The danger is overcommitting to E into kite comps. If the enemy has strong slows, knockbacks, dashes, or constant ranged poke, E max can leave you with fewer meaningful fight starts. You walk forward, get chipped, fail to reach the backline, and then your team has no Q threat strong enough to punish the space they gave up. If that starts happening, stop forcing melee trades and return to Q and W control.
Cost of the Wrong Order
- Wrongly skipping Q max costs your team engage pressure. The enemy can stand farther forward because your main long-range punish is weaker. This is especially bad when your carries need you to create the first opening before they can safely deal damage.

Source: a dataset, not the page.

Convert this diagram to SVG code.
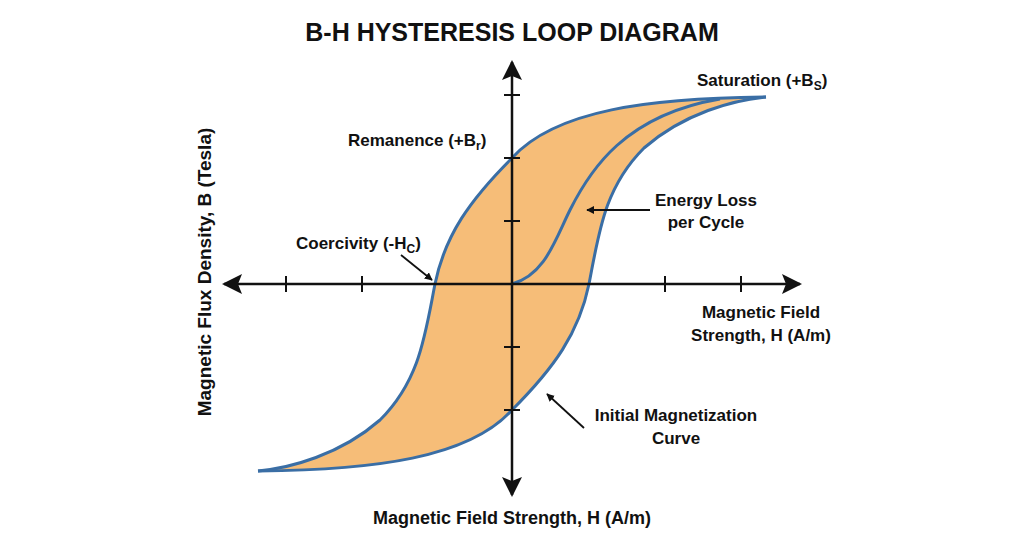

- Wrongly delaying W costs clean kills. You may land Q, walk in, and still watch the target escape, shield, dash, or unload their burst. Against spell-reliant champions, that one missing silence upgrade can turn a won catch into a lost trade.
- Wrongly maxing E costs health and tempo. If you cannot stay in melee range, those points do not convert into damage. You also lose some ranged threat, so the enemy gets more time to poke your team before a real fight starts.

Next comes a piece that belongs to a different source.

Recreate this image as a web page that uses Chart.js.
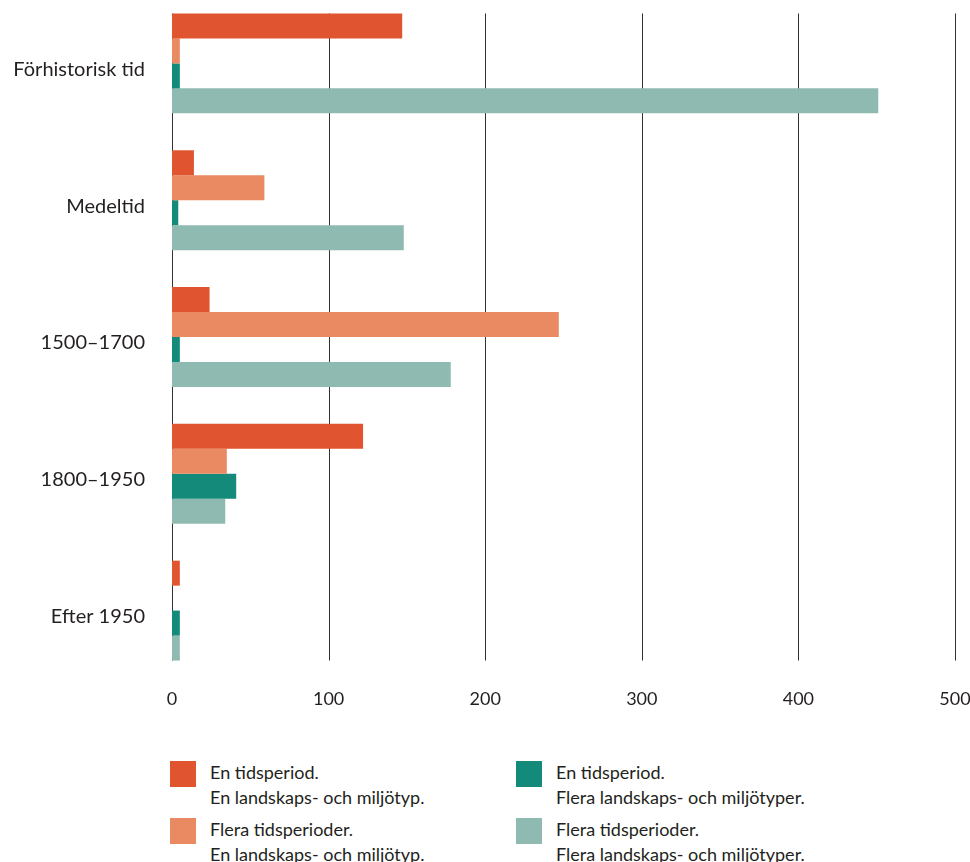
<!DOCTYPE html>
<html>
<head>
<meta charset="utf-8">
<script src="https://cdn.jsdelivr.net/npm/chart.js@4"></script>
<style>
    html, body { margin: 0; padding: 0; background: #fff; }
    body { width: 970px; height: 862px; position: relative; overflow: hidden; font-family: Lato, "Open Sans", sans-serif; color: #231f20; }
    #wrap { position: absolute; left: 0; top: -36px; width: 970px; height: 770px; }
    .legend-item { position: absolute; display: flex; align-items: flex-start; font-size: 18px; line-height: 25px; }
    .legend-item .box { width: 26px; height: 26px; margin-right: 14px; margin-top: 1px; flex: none; }
</style>
</head>
<body>
<div id="wrap"><canvas id="chart"></canvas></div>
<div id="legend"></div>
<script>
// categories and series values
const categories = ['Förhistorisk tid', 'Medeltid', '1500–1700', '1800–1950', 'Efter 1950'];
const enTidEnMiljo = [147, 14, 24, 122, 5];
const fleraTidEnMiljo = [5, 59, 247, 35, 0];
const enTidFleraMiljo = [5, 4, 5, 41, 5];
const fleraTidFleraMiljo = [451, 148, 178, 34, 5];
const xTicks = [0, 100, 200, 300, 400, 500];

const seriesLabels = [
    ['En tidsperiod.', 'En landskaps- och miljötyp.'],
    ['Flera tidsperioder.', 'En landskaps- och miljötyp.'],
    ['En tidsperiod.', 'Flera landskaps- och miljötyper.'],
    ['Flera tidsperioder.', 'Flera landskaps- och miljötyper.']
];
const colors = ['#e0552f', '#e98a62', '#138a7a', '#8fbab1'];
const groupPct = 0.73;

// vertical lines only across the bar groups
const gridPlugin = {
    id: 'gridLines',
    beforeDatasetsDraw(chart) {
        const x = chart.scales.x, y = chart.scales.y;
        const band = y.getPixelForValue(1) - y.getPixelForValue(0);
        const top = y.getPixelForValue(0) - band * groupPct / 2;
        const bottom = y.getPixelForValue(categories.length - 1) + band * groupPct / 2;
        const ctx = chart.ctx;
        ctx.save();
        ctx.strokeStyle = '#333';
        ctx.lineWidth = 1;
        xTicks.forEach(v => {
            const px = Math.round(x.getPixelForValue(v)) + 0.5;
            ctx.beginPath();
            ctx.moveTo(px, top);
            ctx.lineTo(px, bottom);
            ctx.stroke();
        });
        ctx.restore();
    }
};

new Chart(document.getElementById('chart'), {
    type: 'bar',
    data: {
        labels: categories,
        datasets: [enTidEnMiljo, fleraTidEnMiljo, enTidFleraMiljo, fleraTidFleraMiljo].map((d, i) => ({
            label: seriesLabels[i].join(' '),
            data: d,
            backgroundColor: colors[i],
            borderWidth: 0,
            barPercentage: 1,
            categoryPercentage: groupPct
        }))
    },
    options: {
        indexAxis: 'y',
        responsive: true,
        maintainAspectRatio: false,
        animation: false,
        layout: { padding: { top: 0, right: 15, bottom: 0, left: 0 } },
        plugins: { legend: { display: false }, tooltip: { enabled: false } },
        scales: {
            x: {
                min: 0,
                max: 500,
                afterBuildTicks: (s) => { s.ticks = xTicks.map(v => ({ value: v })); },
                grid: { display: false },
                border: { display: false },
                ticks: { color: '#231f20', font: { family: 'Lato', size: 18 }, padding: 1, maxRotation: 0 },
                afterFit: (s) => { s.height = 55; s.paddingLeft = 0; s.paddingRight = 0; }
            },
            y: {
                grid: { display: false },
                border: { display: false },
                ticks: { color: '#231f20', font: { family: 'Lato', size: 20 }, padding: 19, labelOffset: 6 },
                afterFit: (s) => { s.width = 172; }
            }
        }
    },
    plugins: [gridPlugin]
});

// legend in two columns
const legendPos = [[170, 760], [170, 817], [516, 760], [516, 817]];
const legend = document.getElementById('legend');
seriesLabels.forEach((lines, i) => {
    const item = document.createElement('div');
    item.className = 'legend-item';
    item.style.left = legendPos[i][0] + 'px';
    item.style.top = legendPos[i][1] + 'px';
    item.innerHTML = '<div class="box" style="background:' + colors[i] + '"></div><div>' + lines.join('<br>') + '</div>';
    legend.appendChild(item);
});
</script>
</body>
</html>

- Wrongly ignoring R windows costs objective pressure and resets your threat. Cho'Gath is scary when low-health enemies cannot safely remain near the wave or fight zone. If you waste R into a bad target or hold it through obvious kill windows, opponents get to play much more aggressively.
Practical Rule
If you are unsure, play R > Q > W > E. Change only when the game proves you should. If enemies are walking into you, E gains value. If casters are escaping every catch, W gains value. If your team needs someone to start fights from range, Q stays king. Cho'Gath wins Mayhem fights by choosing the moment of contact, not by leveling a spell that the lobby never lets him use.